[Your instructions] Without the pictures, can you quote each line below exactly?

<<<<

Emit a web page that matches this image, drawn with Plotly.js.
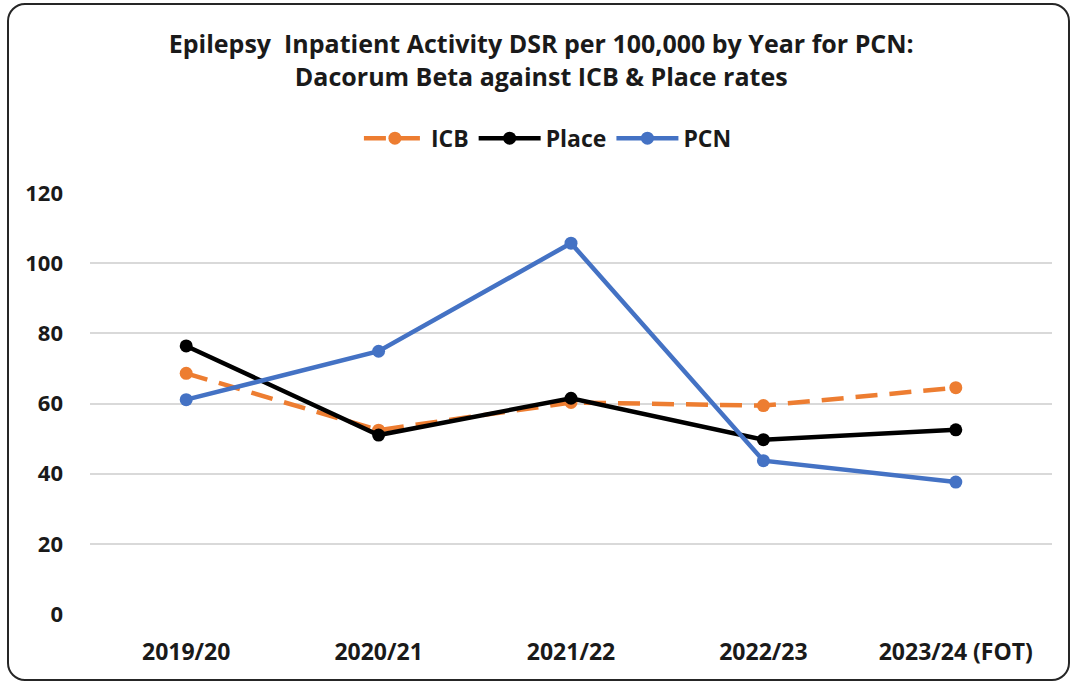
<!DOCTYPE html>
<html><head><meta charset="utf-8">
<script src="https://cdn.plot.ly/plotly-3.0.1.min.js"></script>
<style>
html,body{margin:0;padding:0;background:#fff;}
#wrap{position:relative;width:1076px;height:684px;}
#chart{width:1076px;height:684px;}
#frame{position:absolute;left:7px;top:3px;width:1059px;height:674px;border:2px solid #262626;border-radius:18px;pointer-events:none;}
</style></head>
<body>
<div id="wrap"><div id="chart"></div><div id="frame"></div></div>
<script>
const years = ["2019/20", "2020/21", "2021/22", "2022/23", "2023/24 (FOT)"];
const icb = [68.6, 52.4, 60.3, 59.4, 64.5];
const place = [76.4, 51.0, 61.5, 49.7, 52.5];
const pcn = [61.1, 74.9, 105.7, 43.7, 37.6];
const yTicks = [0, 20, 40, 60, 80, 100, 120];

const F = "'Open Sans', Lato, sans-serif";
const traces = [
  {x: years, y: icb, name: "ICB", type: "scatter", mode: "lines+markers",
   line: {color: "#ED7D31", width: 4.5, dash: "22px,12px"}, marker: {color: "#ED7D31", size: 13}},
  {x: years, y: place, name: "Place", type: "scatter", mode: "lines+markers",
   line: {color: "#000000", width: 4.5}, marker: {color: "#000000", size: 13}},
  {x: years, y: pcn, name: "PCN", type: "scatter", mode: "lines+markers",
   line: {color: "#4472C4", width: 4.5}, marker: {color: "#4472C4", size: 13}}
];
const layout = {
  width: 1076, height: 684,
  margin: {l: 90, r: 24, t: 193, b: 70},
  paper_bgcolor: "#fff", plot_bgcolor: "#fff",
  font: {family: F, color: "#262626"},
  title: {text: "<b>Epilepsy  Inpatient Activity DSR per 100,000 by Year for PCN:<br>Dacorum Beta against ICB & Place rates</b>",
    font: {family: F, size: 25, color: "#1a1a1a"}, x: 0.503, xanchor: "center", y: 0.922, yanchor: "middle"},
  showlegend: true,
  legend: {orientation: "h", x: 0.476, xanchor: "center", y: 1.13, yanchor: "middle",
    font: {family: F, size: 23, color: "#1a1a1a", weight: "bold"}, itemwidth: 62},
  xaxis: {type: "category", range: [-0.5, 4.5], showgrid: false, zeroline: false, showline: false, ticks: "",
    tickfont: {family: F, size: 23, color: "#1a1a1a", weight: "bold"}, ticklabelstandoff: 22},
  yaxis: {range: [0, 120], tickvals: yTicks, ticktext: yTicks.map(String), showgrid: true,
    gridcolor: "#d9d9d9", gridwidth: 1.5, zeroline: false, showline: false, ticks: "",
    tickfont: {family: F, size: 22, color: "#1a1a1a", weight: "bold"}, ticklabelstandoff: 26}
};
Plotly.newPlot("chart", traces, layout, {displayModeBar: false});
</script>
</body></html>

>>>>

[Written response]
Emit a web page that matches this image, drawn with Plotly.js.
<!DOCTYPE html>
<html><head><meta charset="utf-8">
<script src="https://cdn.plot.ly/plotly-3.0.1.min.js"></script>
<style>
html,body{margin:0;padding:0;background:#fff;}
#wrap{position:relative;width:1076px;height:684px;}
#chart{width:1076px;height:684px;}
#frame{position:absolute;left:7px;top:3px;width:1059px;height:674px;border:2px solid #262626;border-radius:18px;pointer-events:none;}
</style></head>
<body>
<div id="wrap"><div id="chart"></div><div id="frame"></div></div>
<script>
const years = ["2019/20", "2020/21", "2021/22", "2022/23", "2023/24 (FOT)"];
const icb = [68.6, 52.4, 60.3, 59.4, 64.5];
const place = [76.4, 51.0, 61.5, 49.7, 52.5];
const pcn = [61.1, 74.9, 105.7, 43.7, 37.6];
const yTicks = [0, 20, 40, 60, 80, 100, 120];

const F = "'Open Sans', Lato, sans-serif";
const traces = [
  {x: years, y: icb, name: "ICB", type: "scatter", mode: "lines+markers",
   line: {color: "#ED7D31", width: 4.5, dash: "22px,12px"}, marker: {color: "#ED7D31", size: 13}},
  {x: years, y: place, name: "Place", type: "scatter", mode: "lines+markers",
   line: {color: "#000000", width: 4.5}, marker: {color: "#000000", size: 13}},
  {x: years, y: pcn, name: "PCN", type: "scatter", mode: "lines+markers",
   line: {color: "#4472C4", width: 4.5}, marker: {color: "#4472C4", size: 13}}
];
const layout = {
  width: 1076, height: 684,
  margin: {l: 90, r: 24, t: 193, b: 70},
  paper_bgcolor: "#fff", plot_bgcolor: "#fff",
  font: {family: F, color: "#262626"},
  title: {text: "<b>Epilepsy  Inpatient Activity DSR per 100,000 by Year for PCN:<br>Dacorum Beta against ICB & Place rates</b>",
    font: {family: F, size: 25, color: "#1a1a1a"}, x: 0.503, xanchor: "center", y: 0.922, yanchor: "middle"},
  showlegend: true,
  legend: {orientation: "h", x: 0.476, xanchor: "center", y: 1.13, yanchor: "middle",
    font: {family: F, size: 23, color: "#1a1a1a", weight: "bold"}, itemwidth: 62},
  xaxis: {type: "category", range: [-0.5, 4.5], showgrid: false, zeroline: false, showline: false, ticks: "",
    tickfont: {family: F, size: 23, color: "#1a1a1a", weight: "bold"}, ticklabelstandoff: 22},
  yaxis: {range: [0, 120], tickvals: yTicks, ticktext: yTicks.map(String), showgrid: true,
    gridcolor: "#d9d9d9", gridwidth: 1.5, zeroline: false, showline: false, ticks: "",
    tickfont: {family: F, size: 22, color: "#1a1a1a", weight: "bold"}, ticklabelstandoff: 26}
};
Plotly.newPlot("chart", traces, layout, {displayModeBar: false});
</script>
</body></html>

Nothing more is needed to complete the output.